Extract all lines in the data that contain the word "Rebuild".

........

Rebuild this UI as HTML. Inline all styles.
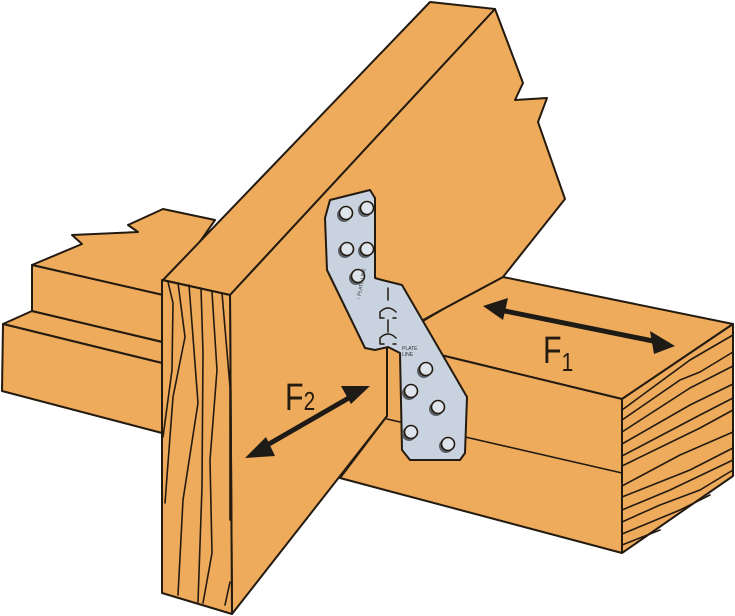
<!DOCTYPE html>
<html><head><meta charset="utf-8"><style>html,body{margin:0;padding:0;background:#fff}svg{display:block}</style></head>
<body>
<svg width="735" height="616" viewBox="0 0 735 616" xmlns="http://www.w3.org/2000/svg" stroke="#231a10" stroke-linejoin="round" stroke-linecap="round">
<g fill="#eeab5c" stroke-width="2">
<polygon points="3,324 32,311 162,342 162,363"/>
<polygon points="3,324 162,363 162,433 2,391"/>
<polygon points="32,265 82,244 72,235 138,232 128,225 163,209 215,220 163,295"/>
<polygon points="32,265 163,295 163,342 32,311"/>
<polygon points="503,277 733,324 622,399 387,342 445,308"/>
<polygon points="387,342 622,399 622,553 340,478 387,416"/>
<polygon points="622,399 733,324 733,476 622,553"/>
<polygon points="163,280 430,2 495,9 230,295"/>
<polygon points="230,295 495,9 523,83 515,100 547,98 538,122 565,199 503,277 445,308 387,340 387,416 232,614"/>
<polygon points="162,280 230,295 232,614 162,593"/>
</g>
<g fill="none" stroke-width="1.6">
<line x1="387" y1="419" x2="622" y2="473"/>
<line x1="387" y1="340" x2="387" y2="416"/>
<polyline points="168,282 173,303 172,370 163,437"/>
<polyline points="178,283 185,337 173,397 165,503"/>
<polyline points="189,285 193,337 198,403 183,500 178,595"/>
<polyline points="201,288 203,353 202,487 198,602"/>
<polyline points="212,292 217,370 210,460 212,553 203,603"/>
<polyline points="222,293 230,387 230,520"/>
<polyline points="230,582 225,605"/>
<polyline points="622,410 690,360 733,335"/>
<polyline points="622,420 680,380 700,372 733,352"/>
<polyline points="622,432 690,388 733,366"/>
<polyline points="622,444 690,405 733,384"/>
<polyline points="622,456 700,415 733,398"/>
<polyline points="622,466 700,428 733,410"/>
<polyline points="622,486 680,455 733,432"/>
<polyline points="622,497 690,470 733,448"/>
<polyline points="622,510 670,490 733,460"/>
<polyline points="622,522 660,505 700,490 733,470"/>
<polyline points="622,534 680,510 710,495"/>
<polyline points="622,545 660,530"/>
</g>
<g stroke-width="2">
<polygon fill="#c9d3df" points="330,200 370,190 375,198 375,278 382,280 402,285 467,397 465,453 460,460 410,460 402,450 400,353 388,347 375,350 365,348 327,270 325,218"/>
<g stroke-width="1.6">
<g fill="#5a5f66" stroke="none">
<circle cx="344" cy="215" r="7"/><circle cx="365" cy="210" r="7"/>
<circle cx="345" cy="251" r="7"/><circle cx="365" cy="251" r="7"/>
<circle cx="356" cy="278" r="7"/>
<circle cx="424" cy="371" r="7"/><circle cx="409" cy="393" r="7"/>
<circle cx="436" cy="409" r="7"/><circle cx="409" cy="434" r="7"/>
<circle cx="446" cy="446" r="7"/>
</g>
<g fill="#dde4ec">
<circle cx="346" cy="213" r="6.5"/><circle cx="367" cy="208" r="6.5"/>
<circle cx="347" cy="249" r="6.5"/><circle cx="367" cy="249" r="6.5"/>
<circle cx="358" cy="276" r="6.5"/>
<circle cx="426" cy="369" r="6.5"/><circle cx="411" cy="391" r="6.5"/>
<circle cx="438" cy="407" r="6.5"/><circle cx="411" cy="432" r="6.5"/>
<circle cx="448" cy="444" r="6.5"/>
</g>
</g>
<g fill="none" stroke-width="1.5">
<line x1="388" y1="288" x2="388" y2="300"/>
<path d="M380,312 q8,-8 16,0 M380,318 h4 M393,318 h3 M380,312 v6"/>
<line x1="388" y1="320" x2="388" y2="332"/>
<path d="M380,338 q8,-8 16,0 M380,344 h4 M393,344 h3 M380,338 v6"/>
</g>
</g>
<text x="402" y="350" font-family="Liberation Sans, sans-serif" font-size="5" fill="#333" stroke="none">PLATE</text>
<text x="402" y="356" font-family="Liberation Sans, sans-serif" font-size="5" fill="#333" stroke="none">LINE</text>
<text x="0" y="0" transform="translate(360,300) rotate(-80)" font-family="Liberation Sans, sans-serif" font-size="5" fill="#333" stroke="none">↑ PLATE LINE</text>
<g fill="#1e1a16" stroke="none">
<line x1="500" y1="310" x2="658" y2="342" stroke="#1e1a16" stroke-width="5"/>
<polygon points="483,306 508,298 503,320"/>
<polygon points="675,346 650,331 654,354"/>
<line x1="262" y1="448" x2="354" y2="395" stroke="#1e1a16" stroke-width="5"/>
<polygon points="245,458 266,437 275,456"/>
<polygon points="370,386 341,386 351,404"/>
</g>
<text transform="translate(285,410) scale(0.8,1)" font-family="Liberation Sans, sans-serif" font-size="38" fill="#231a10" stroke="none">F<tspan font-size="26" dy="0">2</tspan></text>
<text transform="translate(543,363) scale(0.8,1)" font-family="Liberation Sans, sans-serif" font-size="38" fill="#231a10" stroke="none">F<tspan font-size="26" dy="8">1</tspan></text>
</svg>
</body></html>
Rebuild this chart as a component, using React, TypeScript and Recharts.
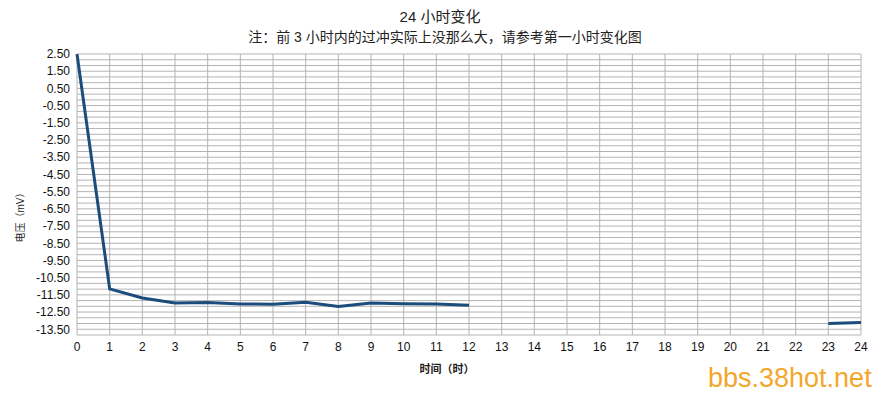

........

▶ _WRITTEN RESPONSE_:
Rebuild this UI as HTML. Inline all styles.
Rebuild this chart as a component, using React, TypeScript and Recharts.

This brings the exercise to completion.